◆ **EXERCISE OBJECTIVE**:
Extract every line that contains the word "Output".

◆ **MATERIAL PROVIDED**:
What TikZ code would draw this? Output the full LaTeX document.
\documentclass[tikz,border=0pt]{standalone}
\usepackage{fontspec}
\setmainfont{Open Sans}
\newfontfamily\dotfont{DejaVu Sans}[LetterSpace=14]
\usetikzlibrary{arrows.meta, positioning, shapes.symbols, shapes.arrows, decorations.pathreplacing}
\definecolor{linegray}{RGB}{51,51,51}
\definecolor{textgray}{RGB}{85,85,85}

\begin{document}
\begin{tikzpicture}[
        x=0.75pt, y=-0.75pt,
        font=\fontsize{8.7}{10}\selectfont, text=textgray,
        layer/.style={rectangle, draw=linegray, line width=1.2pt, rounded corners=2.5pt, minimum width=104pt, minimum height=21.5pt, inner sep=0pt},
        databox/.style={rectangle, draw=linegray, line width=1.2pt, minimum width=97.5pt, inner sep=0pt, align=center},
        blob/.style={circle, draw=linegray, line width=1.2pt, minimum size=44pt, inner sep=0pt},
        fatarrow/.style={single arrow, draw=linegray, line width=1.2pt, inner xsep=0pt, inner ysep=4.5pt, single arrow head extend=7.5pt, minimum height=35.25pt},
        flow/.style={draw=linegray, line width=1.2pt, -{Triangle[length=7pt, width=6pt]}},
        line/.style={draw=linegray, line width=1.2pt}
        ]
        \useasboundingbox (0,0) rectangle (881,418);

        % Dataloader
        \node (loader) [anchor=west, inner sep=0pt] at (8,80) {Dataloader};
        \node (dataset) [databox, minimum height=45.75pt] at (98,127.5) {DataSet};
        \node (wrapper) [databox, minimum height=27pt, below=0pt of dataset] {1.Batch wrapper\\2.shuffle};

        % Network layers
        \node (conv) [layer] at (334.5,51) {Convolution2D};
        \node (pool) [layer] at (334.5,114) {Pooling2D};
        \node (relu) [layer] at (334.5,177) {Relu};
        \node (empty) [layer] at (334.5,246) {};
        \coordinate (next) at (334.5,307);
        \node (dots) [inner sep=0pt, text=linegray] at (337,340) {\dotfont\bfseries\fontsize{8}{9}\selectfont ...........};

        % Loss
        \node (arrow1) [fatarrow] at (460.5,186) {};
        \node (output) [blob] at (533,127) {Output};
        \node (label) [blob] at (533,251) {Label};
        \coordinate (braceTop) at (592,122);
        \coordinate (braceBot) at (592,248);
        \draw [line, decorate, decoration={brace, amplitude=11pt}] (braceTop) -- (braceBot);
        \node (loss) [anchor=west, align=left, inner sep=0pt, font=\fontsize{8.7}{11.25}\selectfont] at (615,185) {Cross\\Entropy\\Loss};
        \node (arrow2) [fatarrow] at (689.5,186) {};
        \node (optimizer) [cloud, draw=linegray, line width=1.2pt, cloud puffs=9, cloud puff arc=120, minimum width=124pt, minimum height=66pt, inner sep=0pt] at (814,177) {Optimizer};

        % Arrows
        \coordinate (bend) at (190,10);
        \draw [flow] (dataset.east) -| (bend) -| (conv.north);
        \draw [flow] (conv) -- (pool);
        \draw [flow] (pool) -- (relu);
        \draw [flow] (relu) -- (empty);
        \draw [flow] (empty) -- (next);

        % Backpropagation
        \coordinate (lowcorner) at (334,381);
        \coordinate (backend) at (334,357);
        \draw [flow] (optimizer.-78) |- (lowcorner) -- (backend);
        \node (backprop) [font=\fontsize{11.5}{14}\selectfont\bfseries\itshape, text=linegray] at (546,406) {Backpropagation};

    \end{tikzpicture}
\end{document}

◆ **TASK RESULT**:
What TikZ code would draw this? Output the full LaTeX document.
        \node (output) [blob] at (533,127) {Output};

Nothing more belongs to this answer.